- For a linear relationship, use the least squares regression line to model the pattern in the data and to make predictions.
So far we have used a scatterplot to describe the relationship between two quantitative variables. We described the pattern in the data by describing the direction, form, and strength of the relationship. We then focused on linear relationships. When the relationship is linear, we used correlation (r) as a measure of the direction and strength of the linear relationship.
Our focus on linear relationships continues here. We will
- use lines to make predictions.
- identify situations in which predictions can be misleading.
- develop a measurement for identifying the best line to summarize the data.
- use technology to find the best line.
- interpret the parts of the equation of a line to make our summary of the data more precise.
Earlier, we examined the linear relationship between the age of a driver and the maximum distance at which the driver can read a highway sign. Suppose we want to predict the maximum distance that a 60-year-old driver can read a highway sign. In the original data set, we do not have a 60-year-old driver.
How could we make a prediction using the linear pattern in the data?
Here again is the scatterplot of driver ages and maximum reading distances . (Note: Sign Legibility Distance = Max distance to read sign.) We marked 60 on the x-axis.
Of course, different 60-year-olds will have different maximum reading distances . We expect variability among individuals. But here our goal is to make a single prediction that follows the general pattern in the data. Our first step is to model the pattern in the data with a line. In the scatterplot, you see a red line that follows the pattern in the data.
To use this line to make a prediction, we find the point on the line with an x-value of 60. Simply trace from 60 directly up to the line. We use the y-value of this point as the predicted maximum reading distance for a 60-year-old. Trace from this point across to the y-axis.
We predict that 60-year-old drivers can see the sign from a maximum distance of just under 400 feet.
We can also use the equation for the line to make a prediction. The equation for the red line is
Predicted distance = 576 − 3 * Age
To predict the maximum distance for a 60-year-old, substitute Age = 60 into the equation.
Predicted distance = 576 − 3 * (60) = 396 feet
Shortly, we develop a measurement for identifying the best line to summarize the data. We then use technology to find the equation of this line. Later, in “Assessing the Fit of a Line,” we develop a method to measure the accuracy of the predictions from this “best” line. For now, just focus on how to use the line to make predictions.
Before we leave the idea of prediction, we end with the following cautionary note:
Avoid making predictions outside the range of the data.

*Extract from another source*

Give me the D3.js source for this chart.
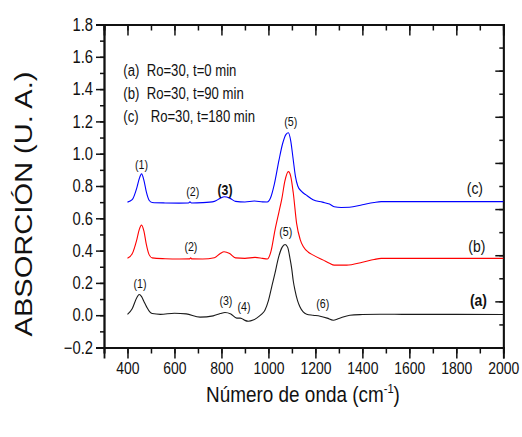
<!DOCTYPE html>
<html>
<head>
<meta charset="utf-8">
<script src="https://cdn.jsdelivr.net/npm/d3@7"></script>
<style>
  body { margin: 0; background: #fff; }
  text { fill: #111; font-family: 'Liberation Sans', Arial, sans-serif; }
</style>
</head>
<body>
<svg id="chart" width="522" height="437"></svg>
<script>
// FTIR spectra, absorbance vs wavenumber, three reaction times
const waveC = [400,420,440,450,460,470,480,492,505,560,620,660,666,672,720,770,795,812,835,860,900,940,975,995,1010,1025,1045,1060,1075,1085,1095,1105,1115,1125,1140,1160,1190,1230,1260,1280,1310,1345,1400,1450,1480,1600,1800,2000];
const absC  = [0.700,0.715,0.790,0.845,0.875,0.835,0.765,0.712,0.698,0.695,0.694,0.695,0.702,0.695,0.697,0.705,0.724,0.733,0.725,0.705,0.701,0.707,0.702,0.701,0.730,0.810,0.960,1.060,1.120,1.130,1.080,0.970,0.860,0.800,0.768,0.745,0.715,0.700,0.688,0.672,0.667,0.668,0.684,0.698,0.703,0.703,0.703,0.703];

const waveB = [400,420,440,450,460,470,480,492,505,560,620,665,669,673,720,770,795,811,835,860,900,943,975,995,1010,1028,1045,1057,1070,1085,1095,1106,1120,1135,1149,1170,1191,1234,1260,1280,1333,1400,1450,1480,1600,1800,2000];
const absB  = [0.352,0.380,0.470,0.530,0.558,0.520,0.440,0.375,0.355,0.350,0.348,0.349,0.356,0.349,0.348,0.356,0.382,0.393,0.382,0.355,0.352,0.358,0.352,0.348,0.390,0.527,0.640,0.720,0.830,0.889,0.860,0.755,0.569,0.470,0.424,0.390,0.372,0.341,0.322,0.310,0.310,0.328,0.345,0.352,0.352,0.352,0.352];

const waveA = [400,420,440,450,460,470,482,495,505,540,600,650,709,765,795,815,840,865,880,886,900,914,935,950,970,985,1000,1014,1028,1042,1058,1071,1082,1092,1099,1106,1113,1124,1134,1148,1163,1190,1220,1250,1276,1300,1347,1400,1475,1600,1800,2000];
const absA  = [0.005,0.040,0.110,0.128,0.115,0.085,0.050,0.020,0.010,0.005,0.012,0.008,-0.012,-0.004,0.010,0.017,0.008,-0.018,-0.018,-0.020,-0.032,-0.037,-0.030,-0.018,0.005,0.031,0.090,0.176,0.260,0.352,0.420,0.438,0.420,0.350,0.290,0.210,0.155,0.090,0.052,0.020,0.006,0.000,-0.006,-0.018,-0.031,-0.020,0.000,0.004,0.006,0.005,0.005,0.004];

const legendKeys  = ["(a)", "(b)", "(c)"];
const legendTexts = ["Ro=30, t=0 min", "Ro=30, t=90 min", "Ro=30, t=180 min"];

// band numbers placed at (wavenumber, absorbance)
const bandText = ["(1)", "(2)", "(3)", "(5)", "(2)", "(1)", "(3)", "(4)", "(5)", "(6)"];
const bandWave = [460, 678, 815, 1095, 670, 453, 819, 896, 1074, 1231];
const bandAbs  = [0.935, 0.765, 0.780, 1.199, 0.424, 0.197, 0.093, 0.056, 0.517, 0.073];

const curveKeys = ["(c)", "(b)", "(a)"];
const curveKeyWave = [1879, 1887, 1894];
const curveKeyAbs  = [0.786, 0.424, 0.093];

const xMajor = d3.range(400, 2001, 200);
const xMinor = d3.range(300, 2001, 100);
const yMajor = d3.range(-0.2, 1.81, 0.2).map(v => +v.toFixed(1));
const yMinor = d3.range(-0.2, 1.81, 0.1).map(v => +v.toFixed(1));
const rightMajor = d3.range(0, 7.01, 1);
const rightMinor = d3.range(0, 7.01, 0.5);

const svg = d3.select("#chart");
const x = d3.scaleLinear().domain([300, 2000]).range([104, 503.3]);
const y = d3.scaleLinear().domain([-0.2, 1.8]).range([347.5, 24.5]);
const yRight = d3.scaleLinear().domain([0, 7]).range([347.5, 24.5]);

// squeeze text horizontally to a condensed look
function narrow(sel, k = 0.82) {
  sel.each(function () {
    const len = this.getComputedTextLength();
    d3.select(this).attr("textLength", len * k).attr("lengthAdjust", "spacingAndGlyphs");
  });
}

function styleAxis(g) {
  g.select(".domain").attr("stroke", "#111").attr("stroke-width", 1.8);
  g.selectAll(".tick line").attr("stroke", "#111").attr("stroke-width", 1.5);
}

// bottom
svg.append("g").attr("transform", "translate(0,347.5)")
  .call(d3.axisBottom(x).tickValues(xMinor).tickSize(6).tickFormat(""))
  .call(styleAxis);
svg.append("g").attr("transform", "translate(0,347.5)")
  .call(d3.axisBottom(x).tickValues(xMajor).tickSize(11).tickPadding(3).tickFormat(d3.format("d")))
  .call(styleAxis)
  .call(g => g.selectAll("text").attr("font-family", null).attr("font-size", 17).attr("fill", "#111").call(narrow));

// top
svg.append("g").attr("transform", "translate(0,24.5)")
  .call(d3.axisBottom(x).tickValues(xMinor).tickSize(6).tickFormat(""))
  .call(styleAxis);
svg.append("g").attr("transform", "translate(0,24.5)")
  .call(d3.axisBottom(x).tickValues(xMajor).tickSize(11).tickFormat(""))
  .call(styleAxis);

// left
svg.append("g").attr("transform", "translate(104,0)")
  .call(d3.axisLeft(y).tickValues(yMinor).tickSize(4).tickFormat(""))
  .call(styleAxis);
svg.append("g").attr("transform", "translate(104,0)")
  .call(d3.axisLeft(y).tickValues(yMajor).tickSize(8).tickPadding(3).tickFormat(d3.format(".1f")))
  .call(styleAxis)
  .call(g => g.selectAll("text").attr("font-family", null).attr("font-size", 18).attr("fill", "#111").call(narrow));

// right
svg.append("g").attr("transform", "translate(503.3,0)")
  .call(d3.axisLeft(yRight).tickValues(rightMinor).tickSize(4).tickFormat(""))
  .call(styleAxis)
  .call(g => g.selectAll(".tick line").attr("x2", 0).attr("x1", -4));
svg.append("g").attr("transform", "translate(503.3,0)")
  .call(d3.axisLeft(yRight).tickValues(rightMajor).tickSize(8).tickFormat(""))
  .call(styleAxis)
  .call(g => g.selectAll(".tick line").attr("x2", 0).attr("x1", -8));

// spectra
const line = d3.line().x(d => x(d[0])).y(d => y(d[1])).curve(d3.curveMonotoneX);
const series = [
  { w: waveA, a: absA, color: "#1a1a1a" },
  { w: waveB, a: absB, color: "#ff0000" },
  { w: waveC, a: absC, color: "#0000ff" }
];
svg.append("g").selectAll("path").data(series).join("path")
  .attr("d", s => line(d3.zip(s.w, s.a)))
  .attr("fill", "none")
  .attr("stroke", s => s.color)
  .attr("stroke-width", 1.1);

// band labels
svg.append("g").selectAll("text").data(bandText).join("text")
  .attr("x", (t, i) => x(bandWave[i]))
  .attr("y", (t, i) => y(bandAbs[i]))
  .attr("text-anchor", "middle")
  .attr("dominant-baseline", "central")
  .attr("font-size", (t, i) => i === 2 ? 15 : 13)
  .attr("font-weight", (t, i) => i === 2 ? "bold" : "normal")
  .text(t => t)
  .call(narrow);

// curve keys at right
svg.append("g").selectAll("text").data(curveKeys).join("text")
  .attr("x", (t, i) => x(curveKeyWave[i]))
  .attr("y", (t, i) => y(curveKeyAbs[i]))
  .attr("text-anchor", "middle")
  .attr("dominant-baseline", "central")
  .attr("font-size", 17)
  .attr("font-weight", t => t === "(a)" ? "bold" : "normal")
  .text(t => t)
  .call(narrow);

// legend
const leg = svg.append("g");
legendKeys.forEach((k, i) => {
  leg.append("text").attr("font-size", 16)
    .attr("x", 123.3).attr("y", 75.5 + i * 23.3).text(k).call(narrow);
  leg.append("text").attr("font-size", 16)
    .attr("x", i === 2 ? 150.7 : 146.7).attr("y", 75.5 + i * 23.3).text(legendTexts[i]).call(narrow);
});

// axis titles
const xt = svg.append("g").attr("transform", "translate(303,402) scale(0.86,1)")
  .append("text").attr("font-size", 22).attr("text-anchor", "middle");
xt.append("tspan").text("Número de onda (cm");
xt.append("tspan").attr("font-size", 13).attr("dy", -9).text("-1");
xt.append("tspan").attr("dy", 9).text(")");

svg.append("text")
  .attr("transform", "translate(31.5,204) rotate(-90)")
  .attr("text-anchor", "middle")
  .attr("font-size", 23)
  .attr("textLength", 265)
  .attr("lengthAdjust", "spacingAndGlyphs")
  .text("ABSORCIÓN (U. A.)");
</script>
</body>
</html>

Prediction for values of the explanatory variable that fall outside the range of the data is called extrapolation. These predictions are unreliable because we do not know if the pattern observed in the data continues outside the range of the data. Here is an example.
Crickets chirp at a faster rate when the weather is warm. The scatterplot shows data presented in a 1995 issue of Outside magazine. Chirp rate is the number of chirps in 13 seconds. The temperature is in degrees Fahrenheit.
There is a strong relationship between chirp rate and temperature when the chirp rate is between about 18 and 45. What form does the data have? This is harder to determine. A line appears to summarize the data well, but we also see a curvilinear form, particularly when we pay attention to the first and last data points.
Both the curve and line are good summaries of the data. Both give similar predictions for temperature when the chirp rate is within the range of the data (between 18 and 45). But outside this range, the curve and the line give very different predictions. For example, if the crickets are chirping at a rate of 60, the line predicts a temperature just above 95°F. The curve predicts a much lower temperature of about 85°F.
Which is a better prediction? We do not know which is better because we do not know if the form is linear or curvilinear outside the range of the data.
If we use our model (the line or the curve) to make predictions outside the range of the data, this is an example of extrapolation. We see in this example that extrapolation can give unreliable predictions.